P.Mean: A simple example of overfitting (created 2008-10-08).

A couple of the Internet discussion groups that I participate in have been discussing the concept of overfitting. Overfitting occurs when a model is too complex for a given sample size. I want to show a simple example of the negative consequences of overfitting.

In a previous page discussing segmented regression models, I used a data set showing firearm deaths in Australia per 100,000 people over a fifteen year span (1983 to 1997). The following graph shows a linear regression fit (order 1 polynomial) to the data.

With only 15 data points, you should probably not fit any model more complex than this. But a quadratic fit (order 2 polynomial) to the data is not terrible (see below).

In practice, there would be plenty of evidence that stopping at a quadratic model is a good idea, but let's pretend that we ignored those indicators and continued to add more terms to the polynormial. The cubic and quartic (order 3 and 4) polynomials seem scarecely different from the quadratic polynomial.

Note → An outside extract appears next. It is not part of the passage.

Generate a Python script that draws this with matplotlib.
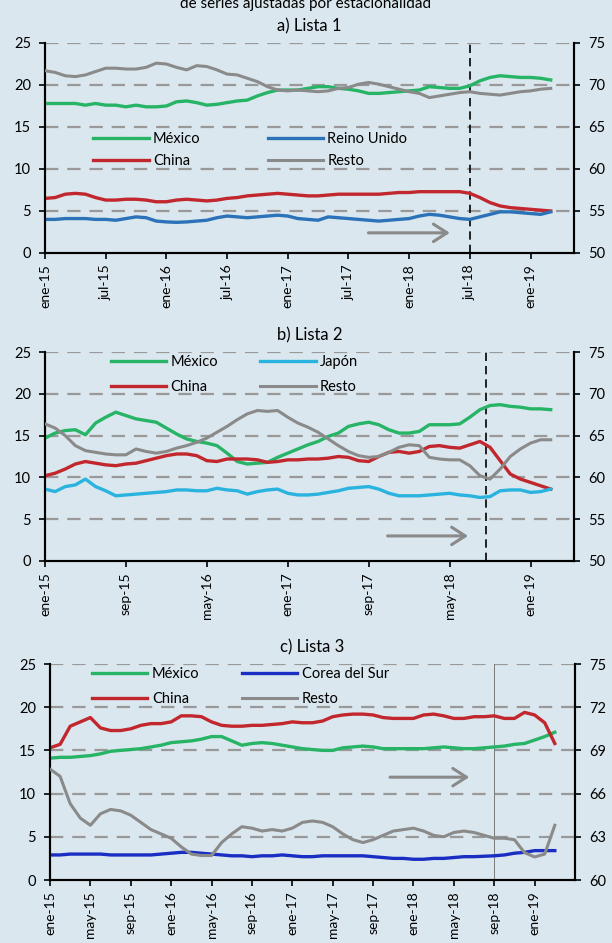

A fifth and sixth order polynomial is definitely uncalled for, but visually, they look almost identical to the previous three polynomials.

Starting with a seventh order polynomial things start to look bad.

The fitted line shows strange behavior near the first three or four data points, taking a seemingly needless dip between 1983 and 1984 and inserting a needless peak between 1985 and 1986. The order 8 polynomial fixes this anomaly but replaces it with a needless dip and peak at 1995 and 1996, respectively.

The ninth order polynomial has several peaks and dips nearing the beginning and the end.

Compared to the previous three polynomials, the tenth order polynomial looks rather tame, but it seems to be trying to hard to get close to all of the data points.

The eleventh order polynomial is terrible, with a huge dip between 1983 and 1984, and huge peaks between 1984 and 1985 and between 1996 and 1997. The size of these dips and peaks are comparable to half the range of the data set.

The twelfth order order polynomial has a peak between 1996 and 1997 that is as large as the full range of the data.

The thirteenth order polynomial attentuates the 1996/1997 peak somewhat but at the price of reintroducing a peak between 1983 and 1984.

The fourteenth order polynomial is the largest one that can be fit. It zooms well outside the range of the data at several locations. Although you cannot see it on the scale of this graph, the fourteenth order polynomial produces predictions smaller than 0 and almost as large as 30.

An interesting exercise would be to show these graphs in sequence to a group of students and see when they start feeling uncomfortable about the fitted polynomial.

Karl Wuensch has a nice term for overfitting, Bumblebee Regression, and has published an image to illustrate this.